The commission heard that the investors were advised in advance of investing their money that the scheme best suited higher-rate taxpayers with large income and capital gains to absorb any initial trading loss.

Investors were also informed that their initial contribution would not be returned.

One of the transactions was the purchase of the right to receive a dividend from a company registered in the British Virgin Islands which was preceded by a significant new investment of capital by members of the scheme.

The vast majority of money invested was funded by a limited recourse loan from another company registered in the British Virgin Islands which was for a term no longer than 30 days.

One investor, who was a financial trader, told the commission that despite the mechanism of the scheme, deduction of expenses and that the fact that his initial contribution would not be returned to him, he still expected to make a return on his capital contribution.

Profit

The commission heard that the witness had invested €20,000 of his own money and another €180,000 which was borrowed that ultimately generated a profit of just over €238.

Under cross-examination, another investor, an accountant, claimed he was taken completely by surprise that he could claim losses of more than €207,000 instead of €10,000 as a result of the performance of his investment.

A Revenue official gave evidence that the effect of the scheme for one investor who claimed he had suffered losses of €267,510 for tax purposes was a post-tax cash gain of €97,437.

Rejecting the appeal, Ms Gallagher said the appellants had not discharged the burden of proof which required them to show that the tax assessments raised by Revenue were incorrect.

Ms Gallagher said purchase of the British Virgin Islands dividend was a complex transaction designed to “generate a tax advantage for the participants of the collective in the form of tax losses”.

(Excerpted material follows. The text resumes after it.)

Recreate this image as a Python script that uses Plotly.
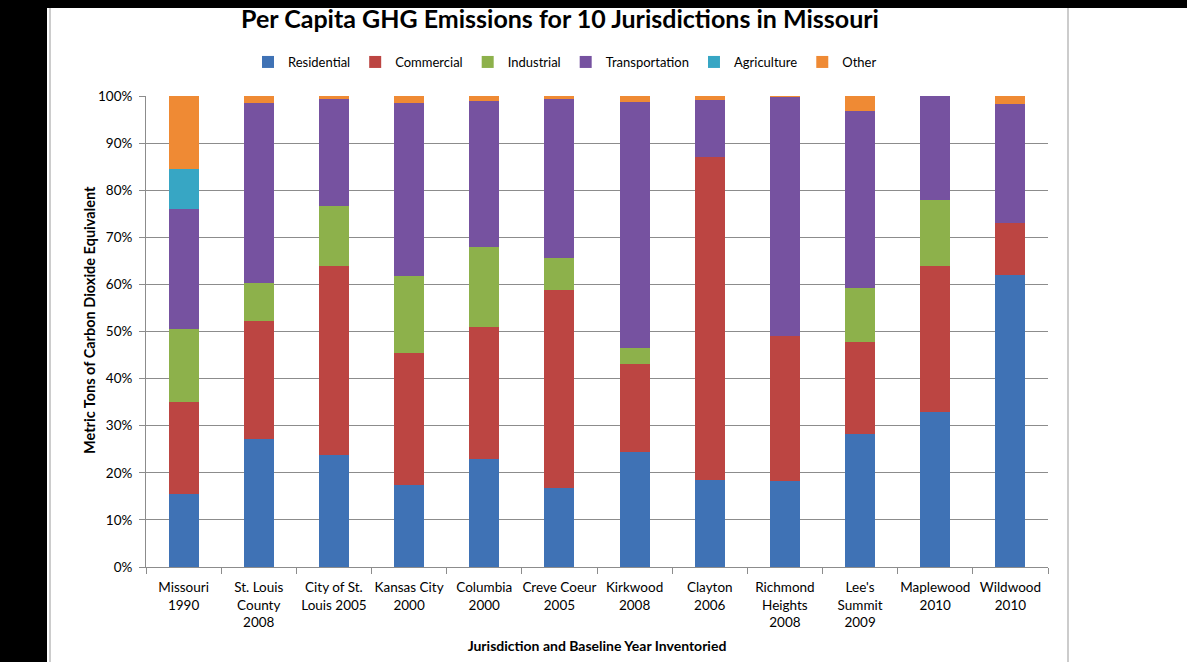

“All of the objective facts point towards the transaction having been put in place for tax purposes to secure a tax advantage through generating a loss of the kind that was ultimately claimed in these appeals,” she observed.

Ms Gallagher said the object and purpose of each dividend purchase transaction was “to convert a loss-making transaction into a valuable transaction from a tax perspective” whereby investors used the losses to reduce their taxable income.

She said the claim by the investors that the principal objective of the collective was to generate profits over the lifetime of the investment was unsupported by documentation and lacked credibility.

The commission ruled that they were engaged in an investment and not carrying out a trade in financial instruments and securities. As a consequence they were, as Irish residents, liable for tax on foreign dividend income.

It is understood the group are considering appealing the ruling to the High Court.